Layer 3: Sleeping Clothes
The sleeping clothes you wear inside your bag make a meaningful difference in warmth — and they're often overlooked.
Why clothing inside the bag matters:
- Adds 5–15°F to effective bag warmth
- Keeps body oils (which degrade down loft over time) off the bag
- Keeps the bag dry — you sweat less when wearing breathable base layers
What to wear:
- Base layer top and bottom: Merino wool or synthetic. Never cotton. A midweight merino top and bottom adds approximately 10°F to effective bag warmth.
- Wool socks: Cold feet are the number one reason people think they're "cold sleepers." Most people who think they sleep cold actually just have cold feet. Wool socks in the bag frequently solve this completely.
- Beanie: 25–35% of body heat loss occurs through the head without a bag hood. A beanie addresses this at minimal weight and cost.
- Gloves: For truly cold nights or a bag that's at its limit, lightweight liner gloves help.
Campsite and Tent Factors
Tent placement:
- On cold nights, avoid low-lying areas — cold air is denser and sinks into valleys and depressions
- Sheltered areas (ring of trees, rock windbreak) retain warmth better than exposed sites
- Sleeping with your head at the uphill end of any slight slope prevents blood pooling in the head overnight
Tent ventilation: Cold air holding less moisture causes condensation when it hits the warmer tent wall. A tent with no ventilation traps moisture exhaled during sleep — this moisture eventually transfers into your sleeping bag insulation, reducing its warmth. Crack rain fly vents slightly even on cold nights.
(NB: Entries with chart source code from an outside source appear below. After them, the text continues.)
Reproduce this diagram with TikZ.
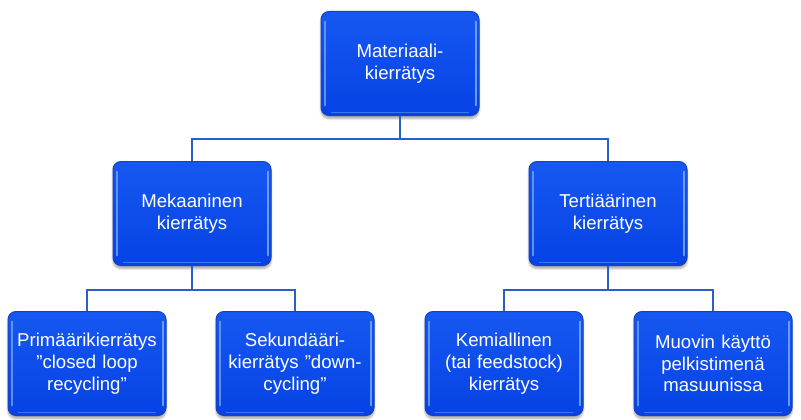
\documentclass[tikz,border=0pt]{standalone}
\usepackage{fontspec}
\setmainfont{Liberation Sans}
\usetikzlibrary{shadows.blur}
\definecolor{boxtop}{RGB}{22,88,242}
\definecolor{boxbot}{RGB}{6,66,228}
\definecolor{boxedge}{RGB}{25,65,190}
\definecolor{hilite}{RGB}{120,170,255}
\definecolor{linkblue}{RGB}{40,95,200}
\begin{document}
\begin{tikzpicture}[x=1pt,y=1pt,
  boxnode/.style={draw=boxedge, line width=1pt, top color=boxtop, bottom color=boxbot, rounded corners=8pt,
    minimum width=158pt, minimum height=104pt, text width=150pt, align=center,
    text=white, font=\fontsize{18.6}{21.7}\selectfont, inner sep=0pt,
    blur shadow={shadow xshift=0pt, shadow yshift=-3pt, shadow blur steps=6, shadow opacity=35},
    path picture={
      \draw[hilite, line width=1.6pt, opacity=0.75, line cap=round]
        ([xshift=4pt,yshift=-10pt]path picture bounding box.north west) --
        ([xshift=4pt,yshift=10pt]path picture bounding box.south west);
      \draw[hilite, line width=1.8pt, opacity=0.85, line cap=round]
        ([xshift=-3pt,yshift=-10pt]path picture bounding box.north east) --
        ([xshift=-3pt,yshift=10pt]path picture bounding box.south east);
      \draw[hilite, line width=1pt, opacity=0.5]
        ([xshift=10pt,yshift=3pt]path picture bounding box.south west) --
        ([xshift=-10pt,yshift=3pt]path picture bounding box.south east);
    }},
  link/.style={draw=linkblue, line width=1.6pt}]
\useasboundingbox (0,0) rectangle (801,-420);
\node[boxnode] (top) at (400,-63.5) {Materiaali-\\kierrätys};
\node[boxnode] (midL) at (192,-213.5) {Mekaaninen\\kierrätys};
\node[boxnode] (midR) at (608,-213.5) {Tertiäärinen\\kierrätys};
\node[boxnode] (b1) at (87,-363.5) {Primäärikierrätys\\”closed loop\\recycling”};
\node[boxnode] (b2) at (295,-363.5) {Sekundääri-\\kierrätys ”down-\\cycling”};
\node[boxnode] (b3) at (504,-363.5) {Kemiallinen\\(tai feedstock)\\kierrätys};
\node[boxnode] (b4) at (713,-363.5) {Muovin käyttö\\pelkistimenä\\masuunissa};
\draw[link] (top.south) -- ++(0,-23) -| (midL.north);
\draw[link] (top.south) -- ++(0,-23) -| (midR.north);
\draw[link] (midL.south) -- ++(0,-24) -| (b1.north);
\draw[link] (midL.south) -- ++(0,-24) -| (b2.north);
\draw[link] (midR.south) -- ++(0,-24) -| (b3.north);
\draw[link] (midR.south) -- ++(0,-24) -| (b4.north);
\end{tikzpicture}
\end{document}
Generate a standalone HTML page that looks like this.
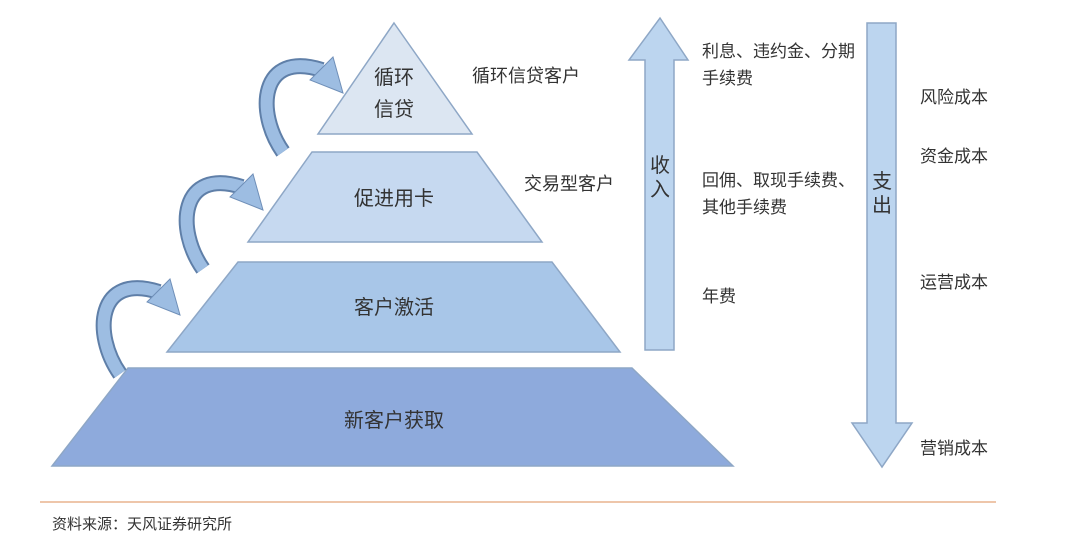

Ground insulation: On truly cold ground (below 40°F), consider adding a foam sit pad under the foot of your sleeping pad — the foot-end cold spot is where heat most commonly escapes. For multi-night cold camping, doubling pads (foam + inflatable) is common practice.
Practical Cold-Night Checklist
Before getting into your bag on a cold night:
- Hot food or hot drink in the last hour — elevates core temperature
- Change into dry sleeping clothes — remove damp hiking layers completely
- Wool socks on
- Beanie ready at headlamp location
- Sleeping pad fully inflated (if inflatable)
- Bag foot-end closed fully
- Close tent door and rain fly vents only partially
Warming a cold bag: If you're getting into a cold bag in camp and know it'll be a cold night, do 20–30 jumping jacks or a short brisk walk before getting in. Warming your core before entering the bag speeds the bag's warm-up time significantly.
Hot water bottle trick: Fill a hard-sided water bottle with boiling water, seal tightly, and place at the foot of the bag 15 minutes before getting in. The heat dissipates slowly overnight and dramatically improves sleep comfort. Confirm the bottle is rated for boiling water before use — not all bottles are.
You're Not a "Cold Sleeper"
The common belief "I'm just a cold sleeper" is rarely a fixed truth. Most people who consistently report cold camping nights are running an undersized pad, an over-optimistically-rated sleeping bag at ambient temperature, and cotton or no clothing inside the bag.
Address all three systematically and reported "cold sleeping" resolves in the vast majority of cases. The remaining cases often involve poor sleeping bag compression from age (synthetic bags lose loft after 50+ uses; down bags need periodic washing and fluffing to restore loft) or an actual metabolic factor worth discussing with a physician.